Les Arts Florissants collaborent depuis de nombreuses années avec l’Abbaye Royale de Fontevraud mais sur un mode informel. Depuis cette année, le partenariat, officialisé, est appelé à se pérenniser : la phalange vendéenne est donc intervenue chaque dimanche de la programmation « Noël à Fontevraud » dans le cadre sublime de l’église abbatiale illuminée. C’est avec un programme original autour de l’Épiphanie dans le répertoire baroque français que s’achève la sixième édition de ce temps fort saisonnier.
Paul Agnew l’a construit comme un office en patchwork qui raconte les différentes péripéties des Rois mages. Ils aperçoivent puis suivent l’étoile, rencontrent le roi Hérode puis l’Enfant. Entre ces temps de narration interviennent plusieurs respirations instrumentales ainsi que des plain-chants de l’époque.Cette proposition éminemment pertinente séduit l’oreille par sa richesse, sa variété et l’intelligence de l’interprétation.
L’Ensemble est impeccable avec ses deux flûtistes qui enrichissent la belle unité des cordes, une alternance incessante dans l’association des différents instruments qui multiplient les couleurs, nourrissent l’attention. La surprise vient également de certaines pièces à la mélodie étonnamment séduisante pour des œuvres religieuses comme la belle Ouverture pour le sacre d’un évêque de Marc-Antoine Charpentier.
Le plateau vocal fait montre de la même créativité dès la première pièce lorsque les hommes dialoguent avec les anges dans le « Annuntiate superi, narrate coeli » du même compositeur. Ce vibrant hommage à la Vierge est servi par une diction du latin à la française irréprochable tout au long de la soirée, tout comme la pâte sonore riche et ductile proposée par les cinq solistes, en particulier à la fin du « Cum natus esset Jesus in Bethleem » ou encore dans les somptueuses « Litanies de la Vierge » – toujours de Marc-Antoine Charpentier – qui closent le concert.
L’élégance caractérise également cette interprétation qui n’est jamais ostentatoire tout en ciselant le raffinement polyphonique. Si l’équilibre des voix est patent dans les ensembles, les soli révèlent une légère fragilité de la basse, Igor Bouin, dont la justesse s’avère parfois discutable comme dans l’Introït de la Messe de l’Epiphanie de Notre Seigneur de Guillaume-Gabriel Nivers qui, ceci dit, ne manque pas de solennité. Même souci dans « Omnes gentes plaudite manibus » mais la voix y est bien mieux timbrée et les ornements des trois hommes en trio sont à la fois nets et enlevés.

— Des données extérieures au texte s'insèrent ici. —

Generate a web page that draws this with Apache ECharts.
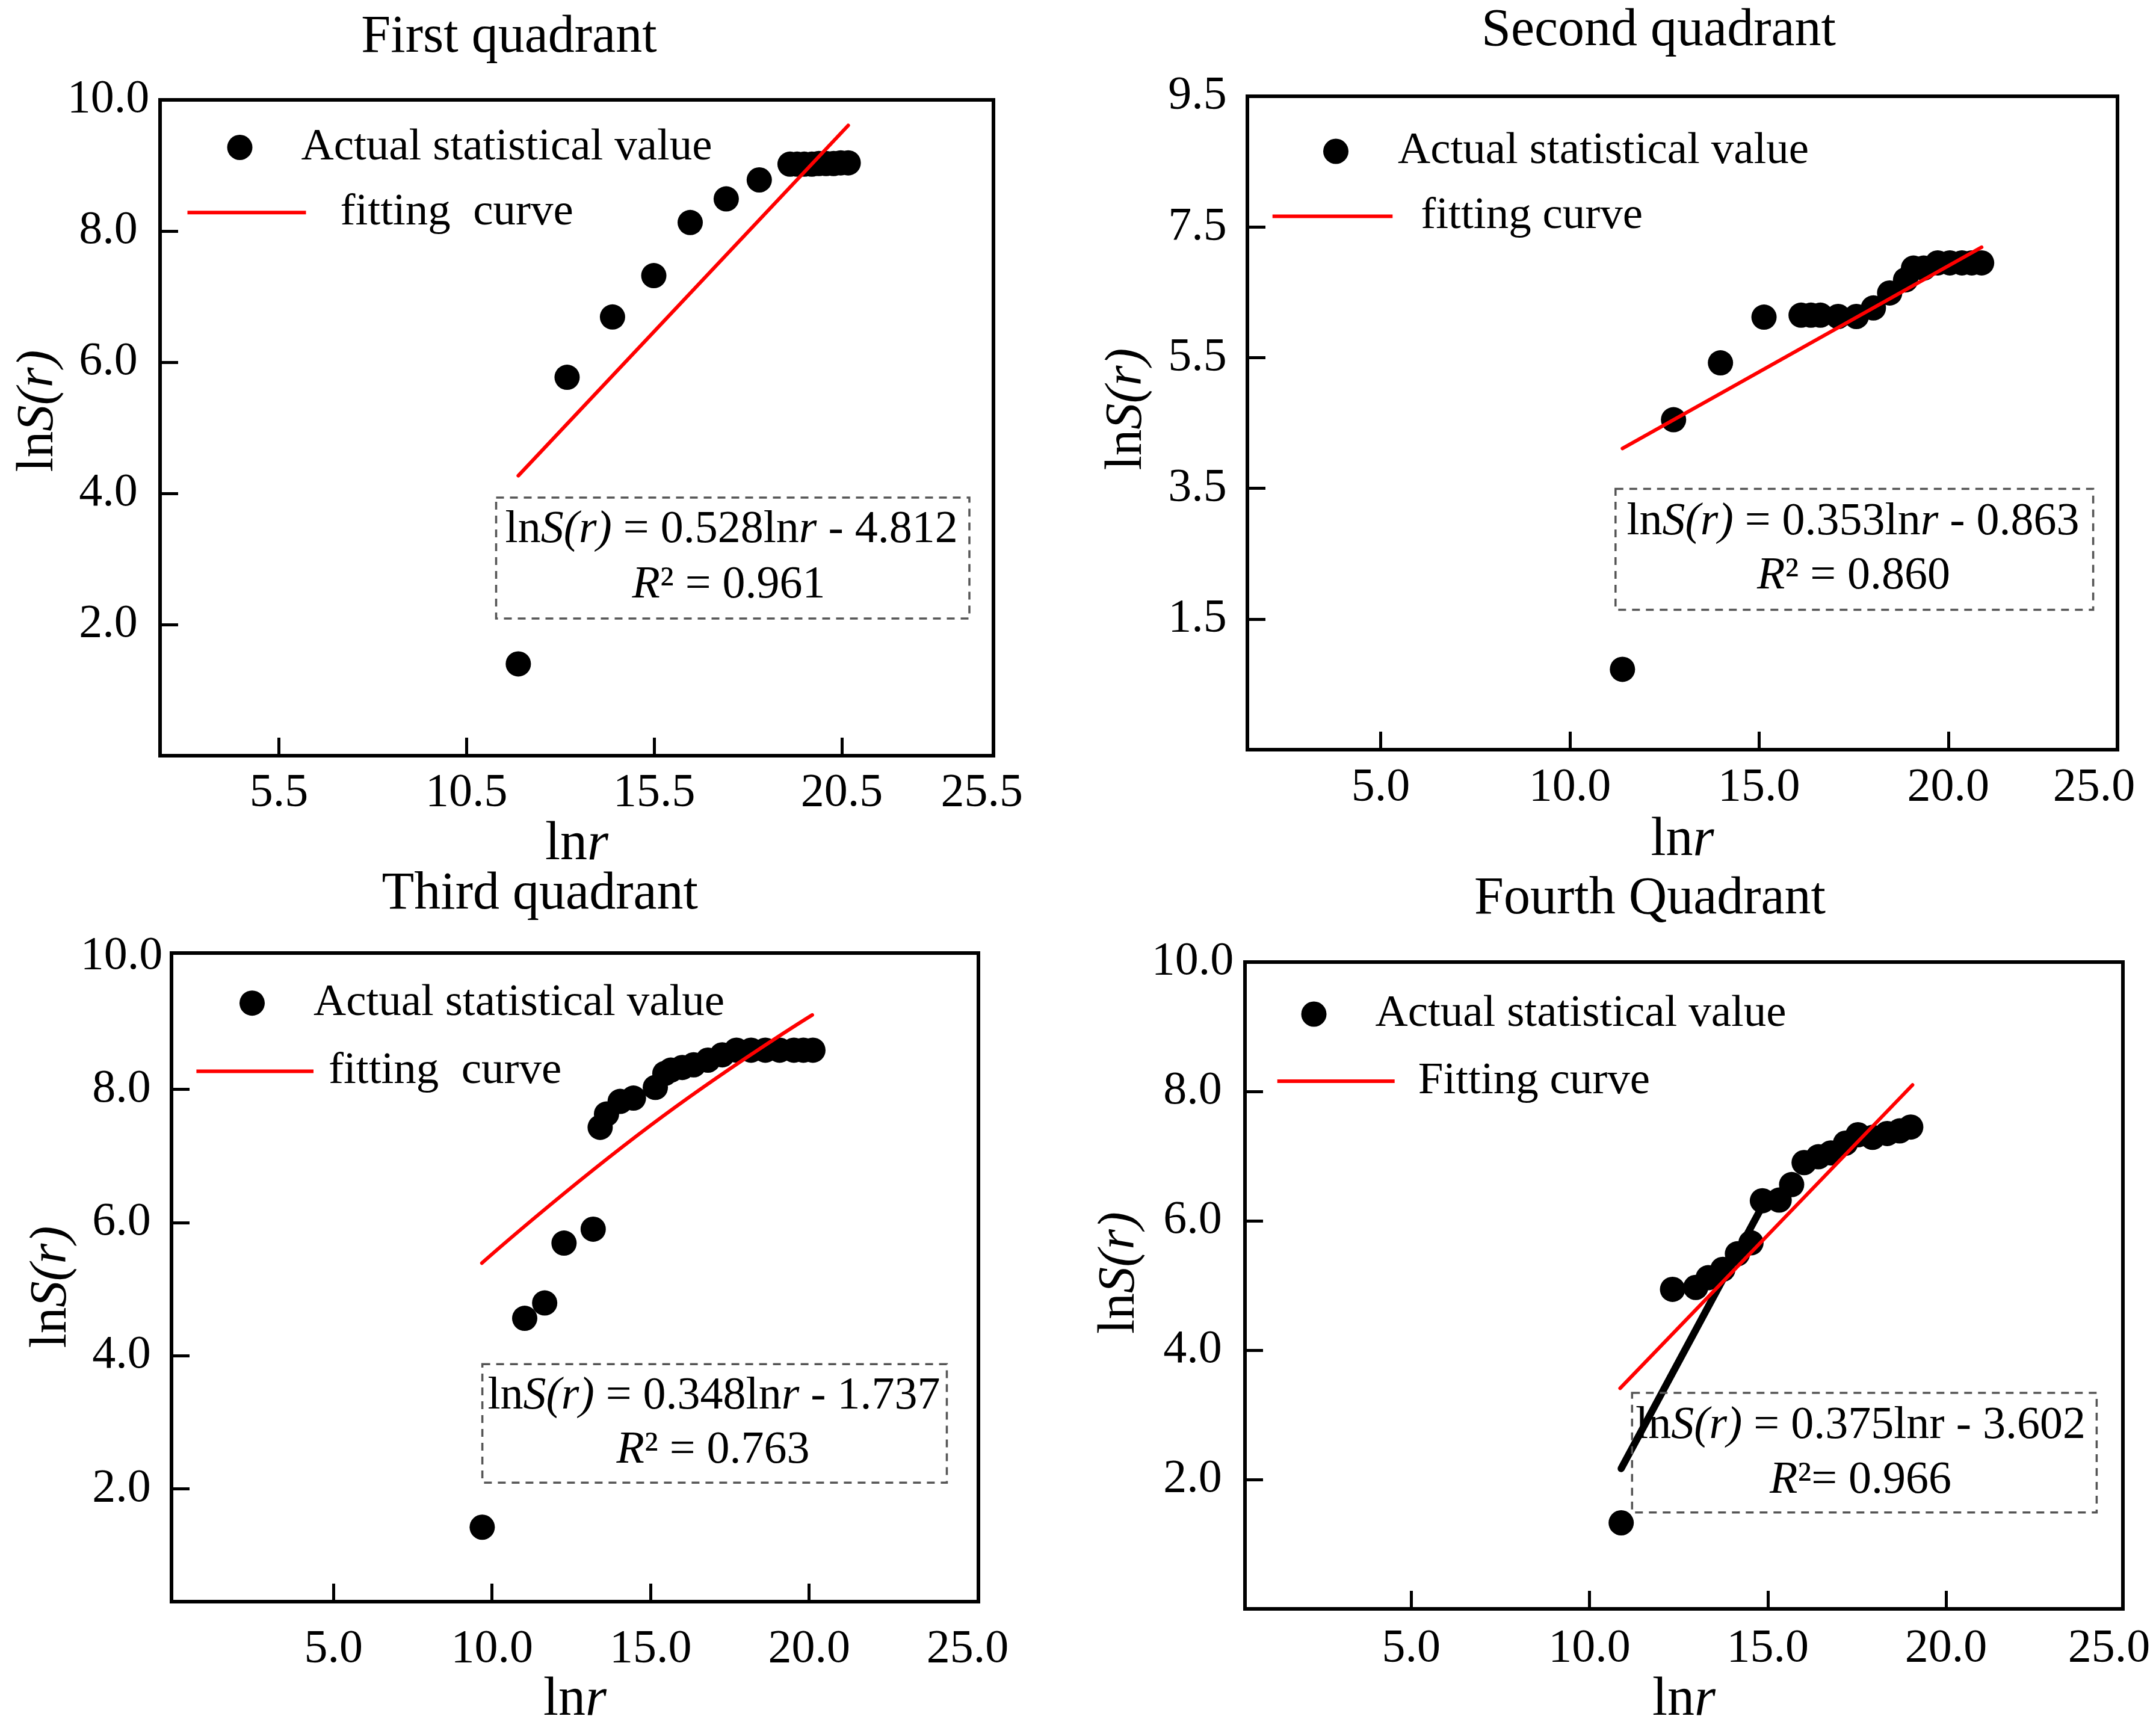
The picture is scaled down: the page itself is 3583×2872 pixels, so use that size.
<!DOCTYPE html>
<html>
<head>
<meta charset="utf-8">
<script src="https://cdn.jsdelivr.net/npm/echarts@6.0.0/dist/echarts.min.js"></script>
<style>
html,body{margin:0;padding:0;background:#fff;}
#chart{width:3583px;height:2872px;}
</style>
</head>
<body>
<div id="chart"></div>
<script>
// ---------------- DATA ----------------
const scatterName = 'Actual statistical value';

// First quadrant
const q1Title = 'First quadrant';
const q1X = [11.88, 13.18, 14.39, 15.49, 16.46, 17.42, 18.30, 19.12, 19.31, 19.50, 19.70, 19.89, 20.08, 20.28, 20.47, 20.67];
const q1Y = [1.40, 5.77, 6.69, 7.32, 8.13, 8.49, 8.78, 9.02, 9.02, 9.02, 9.02, 9.03, 9.03, 9.03, 9.04, 9.04];
const q1FitName = 'fitting  curve';
const q1FitX = [11.88, 20.67];
const q1FitY = [4.27, 9.61];
const q1XLabels = [5.5, 10.5, 15.5, 20.5];
const q1XEdge = 25.5;
const q1YLabels = [2, 4, 6, 8, 10];
const q1Eq1 = '{n|ln}{i|S(r)}{n| = 0.528ln}{i|r}{n| - 4.812}';
const q1Eq2 = '{i|R}{n|² = 0.961}';

// Second quadrant
const q2Title = 'Second quadrant';
const q2X = [11.39, 12.74, 13.98, 15.13, 16.11, 16.37, 16.62, 17.09, 17.57, 18.02, 18.45, 18.87, 19.08, 19.35, 19.72, 20.04, 20.36, 20.62, 20.88];
const q2Y = [0.73, 4.55, 5.42, 6.12, 6.15, 6.15, 6.15, 6.13, 6.13, 6.26, 6.49, 6.69, 6.87, 6.87, 6.95, 6.95, 6.95, 6.95, 6.95];
const q2FitName = 'fitting curve';
const q2FitX = [11.39, 20.88];
const q2FitY = [4.11, 7.19];
const q2XLabels = [5, 10, 15, 20];
const q2XEdge = 25;
const q2YLabels = [1.5, 3.5, 5.5, 7.5, 9.5];
const q2Eq1 = '{n|ln}{i|S(r)}{n| = 0.353ln}{i|r}{n| - 0.863}';
const q2Eq2 = '{i|R}{n|² = 0.860}';

// Third quadrant
const q3Title = 'Third quadrant';
const q3X = [9.69, 11.03, 11.66, 12.27, 13.19, 13.41, 13.61, 14.04, 14.46, 15.15, 15.45, 15.64, 16.00, 16.36, 16.81, 17.26, 17.71, 18.17, 18.62, 19.07, 19.52, 19.82, 20.12];
const q3Y = [1.42, 4.56, 4.79, 5.69, 5.90, 7.43, 7.63, 7.82, 7.87, 8.03, 8.24, 8.29, 8.33, 8.37, 8.44, 8.52, 8.59, 8.59, 8.59, 8.59, 8.59, 8.59, 8.59];
const q3FitName = 'fitting  curve ';
const q3FitX = [9.68, 15.00, 20.10];
const q3FitY = [5.39, 7.46, 9.12];
const q3XLabels = [5, 10, 15, 20, 25];
const q3XEdge = null;
const q3YLabels = [2, 4, 6, 8, 10];
const q3Eq1 = '{n|ln}{i|S(r)}{n| = 0.348ln}{i|r}{n| - 1.737}';
const q3Eq2 = '{i|R}{n|² = 0.763}';

// Fourth quadrant
const q4Title = 'Fourth Quadrant';
const q4X = [10.89, 12.33, 12.98, 13.33, 13.74, 14.15, 14.53, 14.85, 15.32, 15.67, 16.02, 16.42, 16.77, 17.18, 17.53, 17.94, 18.35, 18.70, 19.01];
const q4Y = [1.33, 4.94, 4.97, 5.12, 5.25, 5.49, 5.66, 6.31, 6.32, 6.56, 6.90, 6.99, 7.05, 7.20, 7.33, 7.29, 7.35, 7.39, 7.45];
const q4FitName = 'Fitting curve';
const q4FitX = [10.86, 19.06];
const q4FitY = [3.41, 8.10];
const q4BlackX = [10.89, 14.90];
const q4BlackY = [2.17, 6.28];
const q4XLabels = [5, 10, 15, 20];
const q4XEdge = 25;
const q4YLabels = [2, 4, 6, 8, 10];
const q4Eq1 = '{n|ln}{i|S(r)}{n| = 0.375lnr - 3.602}';
const q4Eq2 = '{i|R}{n|²= 0.966}';

// ---------------- LAYOUT / STYLE ----------------
const FONT = 'Liberation Serif';
const layout = [
  {grid:{left:266,top:166,width:1385,height:1090}, x:[2.335,24.54], y:[0,10], xEdgeAt:24.23,
   titlePos:[846,63], xLabelMargin:24, yLabelMargin:86, xNameGap:96, yNameGap:156, yNamePad:[0,0,0,56],
   dot:{left:377.5,top:207.5,pad:76}, line:{left:311.5,top:315.8,w:197,pad:52},
   box:[824.5,827,786.5,201], eq1:[1215.6,880.8], eq2:[1211,973]},
  {grid:{left:2073,top:160,width:1446,height:1086}, x:[1.48,24.47], y:[-0.5,9.5], xEdgeAt:23.85,
   titlePos:[2756.5,52], xLabelMargin:25, yLabelMargin:83, xNameGap:106, yNameGap:156, yNamePad:[0,0,0,46],
   dot:{left:2199,top:214,pad:77}, line:{left:2114.7,top:322,w:199.6,pad:42},
   box:[2684.8,812.6,793.8,200.9], eq1:[3079.5,868], eq2:[3080.5,958]},
  {grid:{left:285,top:1584,width:1341,height:1091}, x:[-0.11,25.34], y:[0.30,10.05], xEdgeAt:null,
   titlePos:[897.3,1487], xLabelMargin:40, yLabelMargin:83, xNameGap:103, yNameGap:148, yNamePad:[0,32,0,0],
   dot:{left:398,top:1629.7,pad:76}, line:{left:326.4,top:1743,w:194.6,pad:20},
   box:[801.6,2267.3,771.9,197], eq1:[1186.5,2321], eq2:[1185,2411]},
  {grid:{left:2069,top:1599,width:1459,height:1075}, x:[0.34,24.96], y:[0,10], xEdgeAt:24.57,
   titlePos:[2742,1495], xLabelMargin:28, yLabelMargin:87, xNameGap:100, yNameGap:164, yNamePad:[0,0,0,42],
   dot:{left:2162.5,top:1648,pad:76}, line:{left:2122.7,top:1759.5,w:195,pad:34},
   box:[2712.3,2315,772.1,198.8], eq1:[3092,2370], eq2:[3092,2460.6]}
];

const panels = [
  {title:q1Title, px:q1X, py:q1Y, fx:q1FitX, fy:q1FitY, fitName:q1FitName, xLabels:q1XLabels, xEdge:q1XEdge, yLabels:q1YLabels, eq1:q1Eq1, eq2:q1Eq2, smooth:false},
  {title:q2Title, px:q2X, py:q2Y, fx:q2FitX, fy:q2FitY, fitName:q2FitName, xLabels:q2XLabels, xEdge:q2XEdge, yLabels:q2YLabels, eq1:q2Eq1, eq2:q2Eq2, smooth:false},
  {title:q3Title, px:q3X, py:q3Y, fx:q3FitX, fy:q3FitY, fitName:q3FitName, xLabels:q3XLabels, xEdge:q3XEdge, yLabels:q3YLabels, eq1:q3Eq1, eq2:q3Eq2, smooth:0.5},
  {title:q4Title, px:q4X, py:q4Y, fx:q4FitX, fy:q4FitY, fitName:q4FitName, xLabels:q4XLabels, xEdge:q4XEdge, yLabels:q4YLabels, eq1:q4Eq1, eq2:q4Eq2, smooth:false,
   bx:q4BlackX, by:q4BlackY}
];

function pairs(xs, ys){ return xs.map((x,i)=>[x, ys[i]]); }
const fmt = v => Number(v).toFixed(1);
const labelStyle = {fontSize:78, fontFamily:FONT, color:'#000', fontWeight:'normal'};

const grids = [], xAxes = [], yAxes = [], series = [], legends = [], graphics = [];
const richEq = {
  n:{fontSize:76, fontFamily:FONT, fill:'#000'},
  i:{fontSize:76, fontFamily:FONT, fontStyle:'italic', fill:'#000'}
};

panels.forEach((p, k) => {
  const L = layout[k];
  grids.push(Object.assign({show:true, borderColor:'#000', borderWidth:6, backgroundColor:'rgba(0,0,0,0)'}, L.grid));
  const xi = xAxes.length;
  xAxes.push({
    gridIndex:k, type:'value', min:L.x[0], max:L.x[1], position:'bottom',
    axisLine:{show:false, onZero:false}, splitLine:{show:false},
    axisTick:{show:true, inside:true, length:30, lineStyle:{color:'#000', width:5},
      customValues:p.xLabels.filter(v => v < L.x[1]-0.5)},
    axisLabel:Object.assign({customValues:p.xLabels, formatter:fmt, margin:L.xLabelMargin}, labelStyle),
    name:'ln{i|r}', nameLocation:'middle', nameGap:L.xNameGap,
    nameTextStyle:{fontSize:90, fontFamily:FONT, color:'#000', rich:{i:{fontSize:90, fontFamily:FONT, fontStyle:'italic', color:'#000'}}}
  });
  if (p.xEdge !== null && p.xEdge !== undefined) {
    const shift = p.xEdge - L.xEdgeAt;
    xAxes.push({
      gridIndex:k, type:'value', min:L.x[0]+shift, max:L.x[1]+shift, position:'bottom',
      axisLine:{show:false, onZero:false}, splitLine:{show:false}, axisTick:{show:false},
      axisLabel:Object.assign({customValues:[p.xEdge], formatter:fmt, margin:L.xLabelMargin}, labelStyle)
    });
  }
  yAxes.push({
    gridIndex:k, type:'value', min:L.y[0], max:L.y[1],
    axisLine:{show:false, onZero:false}, splitLine:{show:false},
    axisTick:{show:true, inside:true, length:30, lineStyle:{color:'#000', width:5},
      customValues:p.yLabels.filter(v => v < L.y[1]-0.5)},
    axisLabel:Object.assign({customValues:p.yLabels, formatter:fmt, align:'center', margin:L.yLabelMargin}, labelStyle),
    name:'ln{i|S(r)}', nameLocation:'middle', nameGap:L.yNameGap, nameRotate:90,
    nameTextStyle:{fontSize:87, fontFamily:FONT, color:'#000', padding:L.yNamePad,
      rich:{i:{fontSize:87, fontFamily:FONT, fontStyle:'italic', color:'#000'}}}
  });
  if (p.bx) {
    series.push({type:'line', name:'black curve', xAxisIndex:xi, yAxisIndex:k, data:pairs(p.bx, p.by),
      symbol:'none', z:1, lineStyle:{color:'#000', width:12, cap:'round'}});
  }
  series.push({type:'scatter', name:scatterName, xAxisIndex:xi, yAxisIndex:k, data:pairs(p.px, p.py),
    symbol:'circle', symbolSize:42, z:2, itemStyle:{color:'#000', opacity:1}});
  series.push({type:'line', name:p.fitName, xAxisIndex:xi, yAxisIndex:k, data:pairs(p.fx, p.fy),
    symbol:'none', smooth:p.smooth, z:3, lineStyle:{color:'#ff0000', width:6, cap:'round'}, itemStyle:{color:'#ff0000'}});

  legends.push({data:[scatterName], left:L.dot.left, top:L.dot.top, padding:0, itemWidth:42, itemHeight:42,
    icon:'circle', selectedMode:false, itemStyle:{color:'#000', opacity:1},
    textStyle:{fontSize:75, fontFamily:FONT, color:'#000', padding:[0,0,0,L.dot.pad]}});
  legends.push({data:[p.fitName], left:L.line.left, top:L.line.top, padding:0, itemWidth:L.line.w, itemHeight:6,
    icon:'rect', selectedMode:false, itemStyle:{color:'#ff0000', opacity:1},
    textStyle:{fontSize:75, fontFamily:FONT, color:'#000', padding:[0,0,0,L.line.pad]}});

  graphics.push({type:'text', x:L.titlePos[0], y:L.titlePos[1], z:10,
    style:{text:p.title, fontSize:88, fontFamily:FONT, fill:'#000', align:'center', verticalAlign:'middle'}});
  graphics.push({type:'rect', z:10, shape:{x:L.box[0], y:L.box[1], width:L.box[2], height:L.box[3]},
    style:{fill:'none', stroke:'#555', lineWidth:3.5, lineDash:[13,10]}});
  graphics.push({type:'text', x:L.eq1[0], y:L.eq1[1], z:10,
    style:{text:p.eq1, rich:richEq, fontSize:76, fontFamily:FONT, fill:'#000', align:'center', verticalAlign:'middle'}});
  graphics.push({type:'text', x:L.eq2[0], y:L.eq2[1], z:10,
    style:{text:p.eq2, rich:richEq, fontSize:76, fontFamily:FONT, fill:'#000', align:'center', verticalAlign:'middle'}});
});

const chart = echarts.init(document.getElementById('chart'), null, {renderer:'canvas'});
chart.setOption({
  animation:false,
  backgroundColor:'#fff',
  textStyle:{fontFamily:FONT},
  grid:grids, xAxis:xAxes, yAxis:yAxes, series:series, legend:legends, graphic:graphics
});
</script>
</body>
</html>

Avec « Cum natus esset Jesus in Bethleem » de Marc-Antoine Charpentier – décidément très sollicité – la basse interprète Hérode tandis que toutes les combinaisons vocales possibles se succèdent, théâtralisant l’extrait, magnifique, qui en devient d’autant plus vivant. Juliette Perret, irréprochable deuxième dessus y déploie de beaux graves bien ancrés, soutenus par un focus précis.
« Transfige dulcissime Jesu » de Guillaume-Gabriel Nivers est un des acmés de la soirée qui en résume bien les qualités. L’orgue raffiné de Constance Taillard ne se met jamais trop en avant mais apporte un soutien indéfectible aux chanteurs, tout comme la direction évocatrice et imagée de Paul Agnew. L’excellent haute-contre Sean Clayton, timbre rond mais net, aigus souples, fait montre d’une touchante expressivité tandis que s’affirme l’élégance du phrasé à la voix bien campée du ténor Martin Candela – qui devrait oser plus lever son nez de la partition. Les deux chanteuses y sont remarquables, tout comme dans le motet à 2 parties « Ecce venimus adorare » de Marc-Antoine Charpentier qui déploie l’émission très naturelle aux bien jolis aigus d’Ellen Giocone, ainsi que sa formidable sensibilité musicale. Elle crée avec Juliette Perret un moment de grâce suspendue et délicate aux nuances subtiles.
Le Motet pour l’Epiphanie, « Stella refulget » de Jean-Baptiste Lully, interprété à cappella par les cinq solistes, confirme cet art de la retenue, cette souplesse dans le tuilage des voix qui se déploie fastueusement avec son Psaume 46 « Omnes gentes plaudite manibus ».
Paul Agnew demande de ne pas applaudir avant l’ultime pièce, comme il le fait à Thiré, pour ces concerts du soir propices à la méditation, laissant s’épanouir les émotions portées par les artistes, entre gravité, joie et recueillement.